Six months since the Camp Fire struck, officials in Butte County told KQED's Michelle Wiley that some students are experiencing the same mental health issues they had just after the fire. And they need more counselors to support them.
Pamela Beeman had been retired for five years when she got the call from Butte County.
“My husband is my witness when I got the phone call I said, 'Oh no I really don't really want to go back to work.' And they said ‘No we really need you and we need more people.” So you just you just can't say no to that,” Beeman said.
Since then, she's been working at an elementary school in Concow as a fire recovery counselor. Beeman said that right now, a lot of kids are still living with uncertainty.
“They're misplaced, they're doubled up in lodgings and they're unsure where they're going to be,” she said. “They keep thinking they've got a place and then it all falls through.”
And it’s not just housing uncertainty they’re struggling with. For a lot of people who witnessed the devastation of the Camp Fire, the trauma they experienced just after the incident is coming up again. Especially for kids.
Director of Student Services for Butte County schools Dena Kapsalis said they’re seeing many manifestations of trauma.
“A lot of acting out, sleepless … you know … tiredness, inability to focus, shutting down being unable to maintain relationships with adults or peers,” she said.
Kapsalis said counselors try to view these manifestations of trauma as forms of communication.
“The gift of being with kids is that they don't second guess themselves typically.

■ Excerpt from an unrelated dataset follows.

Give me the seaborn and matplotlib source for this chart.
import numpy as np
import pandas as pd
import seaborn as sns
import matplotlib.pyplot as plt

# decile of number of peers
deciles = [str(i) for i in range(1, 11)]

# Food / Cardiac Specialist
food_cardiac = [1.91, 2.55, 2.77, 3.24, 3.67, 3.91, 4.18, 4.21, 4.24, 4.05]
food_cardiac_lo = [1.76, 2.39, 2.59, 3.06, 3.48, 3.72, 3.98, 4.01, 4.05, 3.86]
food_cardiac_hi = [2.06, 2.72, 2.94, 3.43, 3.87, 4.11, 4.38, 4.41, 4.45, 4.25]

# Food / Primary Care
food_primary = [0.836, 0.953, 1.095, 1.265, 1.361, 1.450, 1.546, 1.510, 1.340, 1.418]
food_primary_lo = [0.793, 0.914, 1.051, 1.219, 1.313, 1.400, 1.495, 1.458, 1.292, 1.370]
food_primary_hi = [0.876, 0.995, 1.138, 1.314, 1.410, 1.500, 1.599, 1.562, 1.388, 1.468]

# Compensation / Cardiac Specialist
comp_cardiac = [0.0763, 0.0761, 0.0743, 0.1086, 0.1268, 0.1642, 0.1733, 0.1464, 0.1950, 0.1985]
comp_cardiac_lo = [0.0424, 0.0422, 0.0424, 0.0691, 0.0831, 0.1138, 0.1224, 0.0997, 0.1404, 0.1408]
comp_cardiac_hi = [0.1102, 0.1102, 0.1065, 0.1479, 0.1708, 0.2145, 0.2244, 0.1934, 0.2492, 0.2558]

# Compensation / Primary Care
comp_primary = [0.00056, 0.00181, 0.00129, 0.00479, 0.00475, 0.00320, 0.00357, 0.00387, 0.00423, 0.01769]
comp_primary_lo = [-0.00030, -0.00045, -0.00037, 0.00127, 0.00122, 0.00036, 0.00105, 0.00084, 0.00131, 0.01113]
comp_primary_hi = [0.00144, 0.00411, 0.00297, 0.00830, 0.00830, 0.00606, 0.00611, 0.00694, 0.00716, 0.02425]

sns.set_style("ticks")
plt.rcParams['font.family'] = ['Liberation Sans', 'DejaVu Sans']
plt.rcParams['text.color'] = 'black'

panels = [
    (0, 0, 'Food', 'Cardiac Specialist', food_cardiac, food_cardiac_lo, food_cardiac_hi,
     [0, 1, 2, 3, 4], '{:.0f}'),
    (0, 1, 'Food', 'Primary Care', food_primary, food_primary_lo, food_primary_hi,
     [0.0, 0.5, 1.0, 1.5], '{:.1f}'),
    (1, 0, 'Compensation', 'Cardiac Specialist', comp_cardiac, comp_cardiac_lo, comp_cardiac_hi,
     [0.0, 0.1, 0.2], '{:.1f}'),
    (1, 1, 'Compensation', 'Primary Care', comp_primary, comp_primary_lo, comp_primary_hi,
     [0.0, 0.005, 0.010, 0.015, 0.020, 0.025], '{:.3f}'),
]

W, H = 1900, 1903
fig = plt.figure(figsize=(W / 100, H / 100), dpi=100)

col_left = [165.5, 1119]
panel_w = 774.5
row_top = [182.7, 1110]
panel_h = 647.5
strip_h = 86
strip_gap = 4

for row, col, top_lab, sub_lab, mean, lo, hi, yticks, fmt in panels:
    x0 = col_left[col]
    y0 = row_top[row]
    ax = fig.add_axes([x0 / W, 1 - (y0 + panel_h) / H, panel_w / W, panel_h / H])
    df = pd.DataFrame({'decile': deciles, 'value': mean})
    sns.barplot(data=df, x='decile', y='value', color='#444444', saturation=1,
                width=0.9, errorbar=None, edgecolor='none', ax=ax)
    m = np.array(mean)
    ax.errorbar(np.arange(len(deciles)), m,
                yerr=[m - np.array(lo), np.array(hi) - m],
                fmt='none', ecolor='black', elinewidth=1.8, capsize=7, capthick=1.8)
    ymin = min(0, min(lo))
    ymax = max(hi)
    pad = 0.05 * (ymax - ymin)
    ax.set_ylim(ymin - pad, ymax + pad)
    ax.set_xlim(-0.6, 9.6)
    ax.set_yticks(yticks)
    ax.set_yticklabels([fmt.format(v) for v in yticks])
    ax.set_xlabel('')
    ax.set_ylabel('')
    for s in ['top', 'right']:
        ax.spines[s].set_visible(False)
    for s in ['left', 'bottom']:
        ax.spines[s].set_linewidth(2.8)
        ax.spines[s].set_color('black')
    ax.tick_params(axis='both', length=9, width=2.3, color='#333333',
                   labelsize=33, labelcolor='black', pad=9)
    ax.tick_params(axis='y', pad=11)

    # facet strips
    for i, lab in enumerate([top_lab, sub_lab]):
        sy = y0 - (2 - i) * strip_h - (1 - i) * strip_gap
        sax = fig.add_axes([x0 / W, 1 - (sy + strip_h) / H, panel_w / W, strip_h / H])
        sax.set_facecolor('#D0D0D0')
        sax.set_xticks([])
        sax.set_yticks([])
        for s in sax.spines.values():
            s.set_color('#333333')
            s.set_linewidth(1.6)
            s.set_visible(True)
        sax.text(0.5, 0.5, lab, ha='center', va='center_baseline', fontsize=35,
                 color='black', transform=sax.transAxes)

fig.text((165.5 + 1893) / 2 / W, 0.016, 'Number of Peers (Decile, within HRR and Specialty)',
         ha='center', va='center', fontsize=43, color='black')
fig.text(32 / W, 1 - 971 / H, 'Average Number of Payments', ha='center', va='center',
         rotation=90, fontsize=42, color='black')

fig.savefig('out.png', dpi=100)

So we're afforded the ability to have more transparent you know responses and communication from them,” she said.
That transparency can be a real asset for staff that are trying to help kids address their trauma.
“With kids, it's right out there on the table and then we can respond you know as the adults in the community,” she said. “We can respond quickly and maybe more accurately to what's really happening with them. So they're communicating loss, they're communicating a need for help. Need for support.”
But while kids may show their symptoms more obviously, seeing those signs in their teachers can be even more difficult, Kapsalis said.
“With adults it's much harder, right? Because they have all kinds of systems of coping that often disguise what's really going on with them,” she said.
While school counselors wouldn’t normally serve teachers as well as students, in this case they’re making an exception, Kapsalis said. Counselors have started posting up in staff rooms and hallways so they can encourage teachers to talk about what they’re experiencing and connect them with services.
But despite a need for support across the board, officials said they're still struggling to get enough school counselors to meet their needs.
Roy Applegate helps lead the trauma response team in Butte County schools. He said there are six schools that have requested help that can’t be provided.
“So it's a little bit like rain in the desert in the summer,” he said. “It’s just as soon as it hits the ground it disappears.”
So far they have 23 people they’ve hired with schedules ranging from a few hours to full time. But as trauma symptoms get worse, and the next fire season gets closer, the need for more staff is rising.
“Recently we've heard about this wave of repeat symptoms that people have reported and we were warned about that by the trauma experts. This is the way it would happen. You know there would be an immediate need, and then a drop, then another wave,” Applegate said. “So we’re hitting one of those waves right now. So that pushes the demand for the counseling services, not just that, just all the support.”
As for counselor Pamela Beeman, she’s committed to working at the school through the spring term. But doesn’t know if she can continue on after that.
“I probably won't be able to continue and I think another woman has had to take a pass. So those schools are really needy. They could really, really use the help,” Beeman said.
Beeman said — whether you're a student or a teacher or a parent — the trauma from the Camp Fire is an ongoing daily challenge for everyone in the area. And the recovery is going to take time and patience.